# Convicts again...



## Riceburner (Sep 3, 2008)

Take two... http://www.cichlid-forum.com/phpBB/view ... p?t=193027

This was Mother's Day ...









They were moved a couple of days ago to a cave on the other side of the log. 
They must really like this spot, same as last time. I turned the log around just in case. :thumb: ...









and they are wrigglers...









Parents guarding the nursery...


----------



## Riceburner (Sep 3, 2008)

Mom taking care of the kids....(Dad takes his turns too, but he too big and blocks the shot...lol)

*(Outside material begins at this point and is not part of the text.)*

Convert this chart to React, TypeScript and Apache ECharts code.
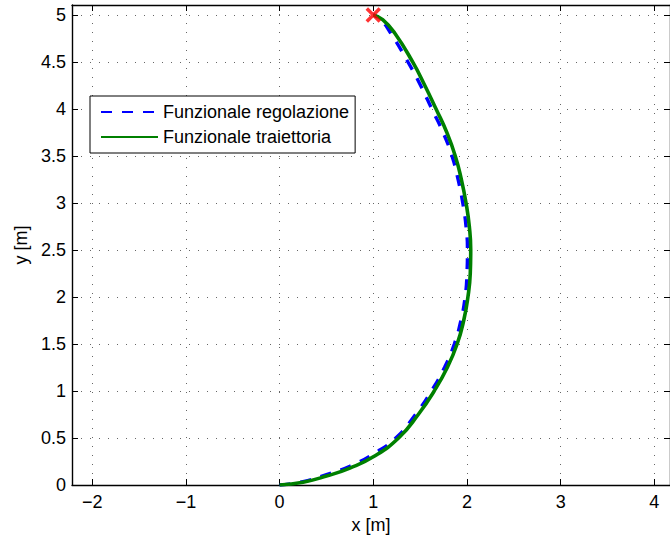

All the kids piled up together...









This is as much of a close-up as I can get right now....


----------



## chrispyweld (Dec 20, 2005)

Dude, amazing pics!!


----------



## LJ (Sep 12, 2007)

Yeah those are great shots!


----------



## Riceburner (Sep 3, 2008)

Thanks.
The eyes have developed and the yolk sack is about half. They are starting to wiggle out of the "nest" just after this pic. They were piled deep in the center. :lol:


----------



## Riceburner (Sep 3, 2008)

Here's hoping they survive for a while cause I'm too busy to separate any into a fry tank.

Yesterday was day one free swimming...



























The parents moved them to the top of the log and are kept busy moving the strays back up.


----------



## Trevor55 (Jan 9, 2009)

Amazing pics again! and what substrate is that? i like it :fish:


----------



## Riceburner (Sep 3, 2008)

Thanks. Just black gravel....got it decades ago.


----------



## Riceburner (Sep 3, 2008)

this is the latest spawn as of today...


----------



## Morcs (Jun 1, 2009)

Wow! beautiful pics. :drooling:


----------



## Riceburner (Sep 3, 2008)

Thanks.

todays progress...


----------



## Trevor55 (Jan 9, 2009)

:fish: Love your convicts!! :thumb: I can never get nice convicts. Where did you get yours? :drooling: Do you have any available? :fish:


----------



## Riceburner (Sep 3, 2008)

If this batch makes it past the JDs, I'll have some.


----------



## Riceburner (Sep 3, 2008)

And some more pics...


















this one looks like he's smiling...


----------



## CiChLiD LoVeR128 (Mar 22, 2006)

Wow awesome Riceburner! :thumb:

Beautiful pair and awesome pictures! :thumb: I wish I could take good pics.......


----------